--- begin ---

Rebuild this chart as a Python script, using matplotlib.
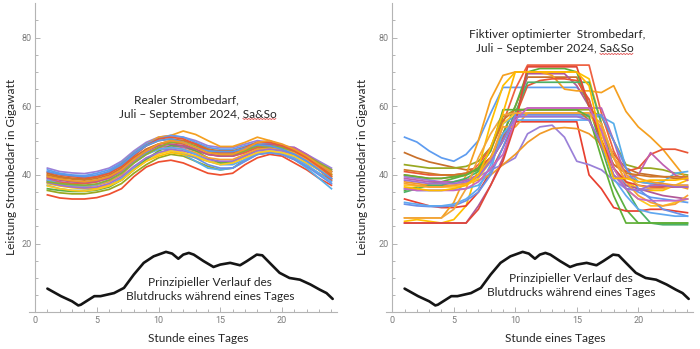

--- end ---
--- begin ---

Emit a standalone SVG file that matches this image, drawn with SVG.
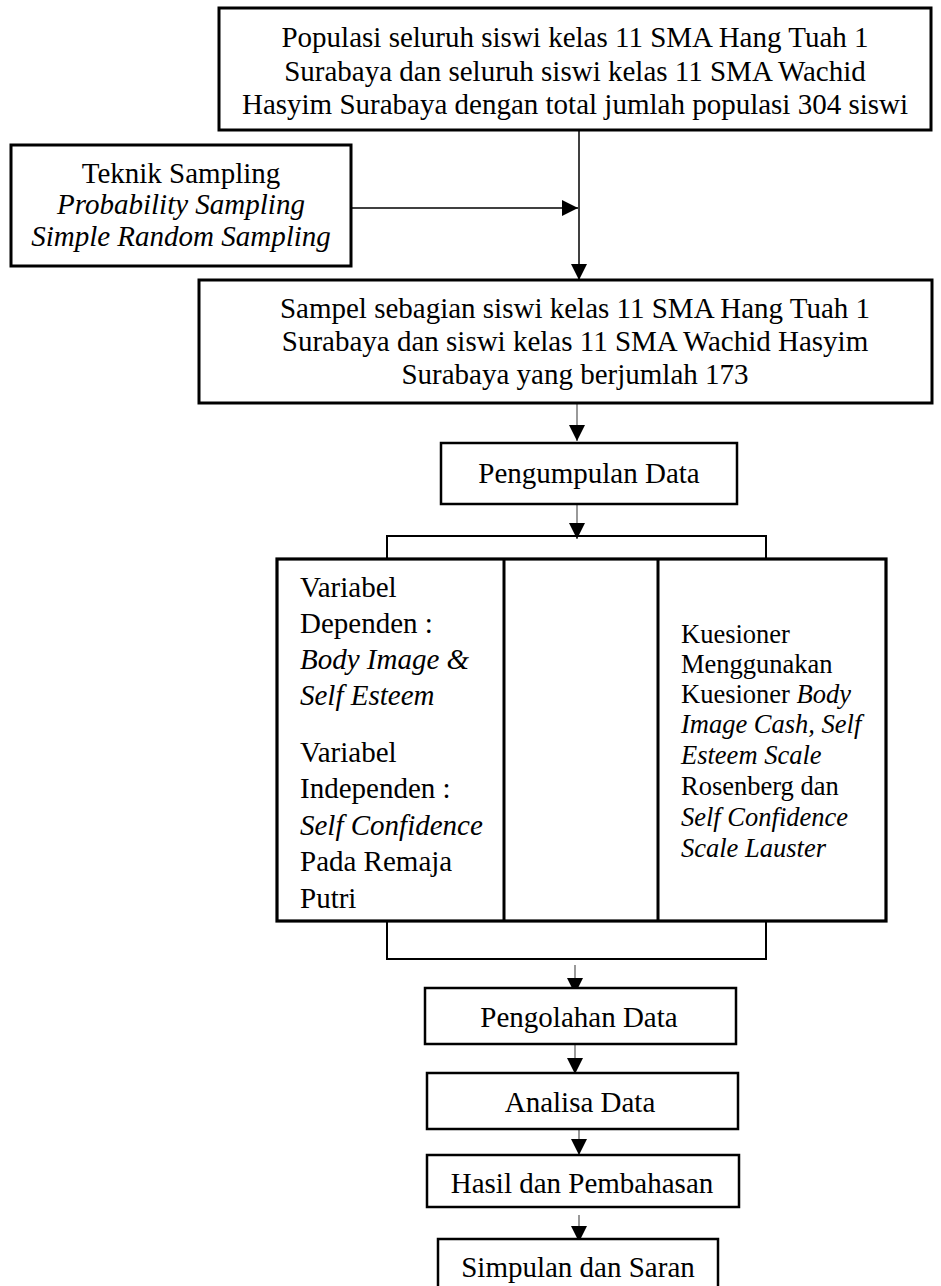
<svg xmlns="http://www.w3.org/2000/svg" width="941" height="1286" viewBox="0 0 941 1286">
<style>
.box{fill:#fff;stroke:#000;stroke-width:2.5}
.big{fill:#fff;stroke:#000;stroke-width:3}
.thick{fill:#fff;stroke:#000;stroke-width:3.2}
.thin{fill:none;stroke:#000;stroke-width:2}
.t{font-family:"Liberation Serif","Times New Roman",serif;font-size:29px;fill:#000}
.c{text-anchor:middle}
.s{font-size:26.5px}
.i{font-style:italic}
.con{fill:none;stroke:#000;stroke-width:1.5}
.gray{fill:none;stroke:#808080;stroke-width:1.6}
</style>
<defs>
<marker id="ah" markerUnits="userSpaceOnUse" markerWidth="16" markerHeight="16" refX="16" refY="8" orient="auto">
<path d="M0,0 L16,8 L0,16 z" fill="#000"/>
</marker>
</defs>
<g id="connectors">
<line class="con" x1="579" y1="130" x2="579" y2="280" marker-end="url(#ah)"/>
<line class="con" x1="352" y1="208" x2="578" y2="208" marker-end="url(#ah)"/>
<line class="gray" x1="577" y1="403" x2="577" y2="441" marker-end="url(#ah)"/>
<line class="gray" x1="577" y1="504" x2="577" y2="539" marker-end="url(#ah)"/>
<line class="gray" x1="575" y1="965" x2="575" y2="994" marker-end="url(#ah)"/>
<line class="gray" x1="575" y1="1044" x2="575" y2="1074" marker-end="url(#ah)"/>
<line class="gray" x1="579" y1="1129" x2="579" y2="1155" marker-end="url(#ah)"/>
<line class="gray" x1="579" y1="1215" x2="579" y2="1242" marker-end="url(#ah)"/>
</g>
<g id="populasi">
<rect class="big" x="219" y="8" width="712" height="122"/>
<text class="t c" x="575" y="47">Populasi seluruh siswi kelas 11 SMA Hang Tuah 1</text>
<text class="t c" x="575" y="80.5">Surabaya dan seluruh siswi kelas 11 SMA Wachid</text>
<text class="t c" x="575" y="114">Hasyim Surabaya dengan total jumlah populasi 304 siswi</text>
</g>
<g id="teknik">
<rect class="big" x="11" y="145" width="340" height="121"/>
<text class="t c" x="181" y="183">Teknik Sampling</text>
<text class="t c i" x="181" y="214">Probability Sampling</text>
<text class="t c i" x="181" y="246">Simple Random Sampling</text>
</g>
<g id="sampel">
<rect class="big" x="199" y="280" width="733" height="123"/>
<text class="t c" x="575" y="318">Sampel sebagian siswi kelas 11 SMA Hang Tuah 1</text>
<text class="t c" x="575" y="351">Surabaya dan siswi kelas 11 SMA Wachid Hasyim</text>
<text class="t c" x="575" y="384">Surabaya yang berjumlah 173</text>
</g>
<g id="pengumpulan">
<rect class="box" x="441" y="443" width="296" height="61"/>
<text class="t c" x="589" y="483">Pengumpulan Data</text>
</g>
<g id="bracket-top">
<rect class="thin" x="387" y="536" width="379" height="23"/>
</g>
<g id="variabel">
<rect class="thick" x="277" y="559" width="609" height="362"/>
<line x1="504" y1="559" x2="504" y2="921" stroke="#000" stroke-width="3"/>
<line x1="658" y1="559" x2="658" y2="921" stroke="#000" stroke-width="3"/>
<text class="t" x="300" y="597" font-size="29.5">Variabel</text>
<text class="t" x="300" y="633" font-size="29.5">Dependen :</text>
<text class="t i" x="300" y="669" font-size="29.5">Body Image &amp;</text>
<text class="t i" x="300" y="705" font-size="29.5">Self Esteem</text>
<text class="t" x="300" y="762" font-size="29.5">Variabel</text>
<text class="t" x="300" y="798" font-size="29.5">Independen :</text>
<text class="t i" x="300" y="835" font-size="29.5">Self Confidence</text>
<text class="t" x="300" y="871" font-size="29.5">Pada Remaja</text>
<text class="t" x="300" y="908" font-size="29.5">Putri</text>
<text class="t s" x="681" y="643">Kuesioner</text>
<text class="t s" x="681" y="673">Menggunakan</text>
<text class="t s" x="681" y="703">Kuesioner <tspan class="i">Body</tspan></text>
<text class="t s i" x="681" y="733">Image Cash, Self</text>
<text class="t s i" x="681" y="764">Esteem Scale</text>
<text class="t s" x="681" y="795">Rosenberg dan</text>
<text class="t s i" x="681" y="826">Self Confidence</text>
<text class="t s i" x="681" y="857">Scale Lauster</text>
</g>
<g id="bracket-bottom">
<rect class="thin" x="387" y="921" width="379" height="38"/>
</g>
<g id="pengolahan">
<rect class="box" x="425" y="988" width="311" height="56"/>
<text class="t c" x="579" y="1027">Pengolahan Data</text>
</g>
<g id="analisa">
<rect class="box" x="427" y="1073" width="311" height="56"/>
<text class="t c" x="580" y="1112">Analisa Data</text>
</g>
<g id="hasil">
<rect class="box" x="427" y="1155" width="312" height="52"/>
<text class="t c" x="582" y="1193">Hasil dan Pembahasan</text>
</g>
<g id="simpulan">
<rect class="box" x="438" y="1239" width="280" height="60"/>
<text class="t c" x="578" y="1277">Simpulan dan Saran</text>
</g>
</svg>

--- end ---

Lines that hold "this" are the ones to copy; find all of them.

Result =
Rebuild this chart as a Python script, using matplotlib.
Emit a standalone SVG file that matches this image, drawn with SVG.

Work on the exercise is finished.